I grew up in rural Michigan, where I would spend hours playing outside. I would climb trees, explore deep in the woods and collect frogs and fireflies during the summer. I loved learning about nature and simply being in nature. I also developed a sense of wanderlust from an early age, later nurtured by my experiences as a young camper and visits to the beautiful national parks across the United States and in Canada.

My interest in nature and biology continued to bloom. That is, until a high school science teacher advised me to switch my focus for my college major. I took the comment to heart and picked a university in a place as different from a bitter Michigan winter as I could find and majored in a subject at the opposite end of the spectrum from science. That’s how I found myself in Miami, attending the University of Miami and studying international finance and marketing.

Four years later, with marketing degree in hand, I was ready to go off and save the world. While my high school teacher may have dashed my dreams of becoming a scientist, I still wanted to travel and embarked on a mission with the Peace Corps in the Ukraine. Here, I was paired with a group of volunteers who reignited my passion for science and the desire to pursue it. So, with my curiosity peaked, I once again packed my bags and set off for Pietermaritzburg, South Africa to attend the University of KwaZulu-Natal. I fell in love with the region and ended up staying for 10 years. It was life-changing. I earned my master’s degree in science, met my future husband and was introduced to the philosophy of ubuntu, which would forever change my outlook on life and redirect my career path.

The literal translation of ubuntu is humanity, but is most often said to mean, “I am because we are.” Ubuntu refers to how others conduct themselves for the betterment of the whole, for the greater good of the community rather than the individual. People that live by ubuntu show respect for each other, share concern for others and understand that we are all connected by our actions and reactions to others.

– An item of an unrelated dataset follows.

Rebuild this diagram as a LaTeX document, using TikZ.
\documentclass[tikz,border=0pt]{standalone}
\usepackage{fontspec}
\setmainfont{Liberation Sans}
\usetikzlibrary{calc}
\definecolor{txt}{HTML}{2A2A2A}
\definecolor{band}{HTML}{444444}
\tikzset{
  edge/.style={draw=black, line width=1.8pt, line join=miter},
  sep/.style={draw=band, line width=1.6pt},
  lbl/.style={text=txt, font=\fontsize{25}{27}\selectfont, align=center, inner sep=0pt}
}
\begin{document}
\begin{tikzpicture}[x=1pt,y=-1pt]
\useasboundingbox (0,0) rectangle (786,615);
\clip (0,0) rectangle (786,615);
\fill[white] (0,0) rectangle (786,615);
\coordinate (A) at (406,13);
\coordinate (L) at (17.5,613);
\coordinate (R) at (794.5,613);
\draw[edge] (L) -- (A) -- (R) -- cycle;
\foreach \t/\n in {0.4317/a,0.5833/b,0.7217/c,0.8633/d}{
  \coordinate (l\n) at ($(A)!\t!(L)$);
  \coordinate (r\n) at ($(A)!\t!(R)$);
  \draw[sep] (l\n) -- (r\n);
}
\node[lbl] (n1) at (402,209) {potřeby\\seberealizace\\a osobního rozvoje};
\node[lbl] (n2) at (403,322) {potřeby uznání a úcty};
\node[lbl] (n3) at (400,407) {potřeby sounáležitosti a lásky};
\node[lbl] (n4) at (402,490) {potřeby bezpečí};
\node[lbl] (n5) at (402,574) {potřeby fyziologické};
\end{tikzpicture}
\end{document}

Ubuntu is a concept not always easily implemented, but one that is tremendously beneficial working in the nonprofit world. As a fundraising professional working for Zoo Miami Foundation, I see people following the concept of ubuntu every day, they just give it a different name here. Philanthropy and giving of yourself and your resources is the exact spirit of ubuntu. In fundraising, we talk about giving of your time, using your talents and offering your treasure to make an impact on individuals, the community or a cause. Our donors live the essence of ubuntu daily. Their passion and commitment to the Miami community, the Zoo and conservation drives them to donate, serve on a board or volunteer.

I was looking to level-up my expertise in fundraising and saw an opportunity to apply for a Miami Leaders grant through The Miami Foundation. I was fortunate to receive grant dollars to attend The Fundraising School at Indiana University’s Lilly School of Philanthropy and complete Principle’s and Techniques of Fundraising. The course was a week-long intensive experience taught by leading professionals in the fundraising industry and academics. Our group of participants was quite diverse: we were professional fundraisers, executive directors and board members from nonprofits across the globe of all types and sizes. We had representatives ranging from the international Red Cross to universities and grassroots conservation efforts. Individually we were all different, but we had a common goal: to learn how to continue the impactful work we do and strive to accomplish our mission by becoming better at fundraising and understanding philanthropy.

It was during this course that I heard the single most transformative message about fundraising and philanthropy I’ve learned: “Don’t be ashamed or afraid to ask someone to give because by asking them, you are providing them with the greatest opportunity to experience joy through giving.” This is the core of ubuntu – it’s in giving of yourself that you find joy while also benefiting the greater good of the whole.

In my role as director of development for major gifts at the Zoo Miami Foundation, my mission has been to engage others in the community. Every time I take someone on a tour through the zoo, I share my passion for the outdoors, for the animals, for saving the last bit of wildlife and wild places. I show them that zoos are places where memories are made, smiles are shared and families come together. In turn, they’re inspired to give back. And in doing so, they re-inspire me.

Looking back, perhaps I shouldn’t have listened to my high school teacher, but I can also appreciate that the experience was the catalyst for getting me to where I am now. I just took the scenic route to get here. The Miami Foundation gave me a chance and encouraged me to learn in order to continue to give back, and now I can pay that forward.

Sara Greene is director of development for major gifts at Zoo Miami Foundation and a Miami Leaders alum.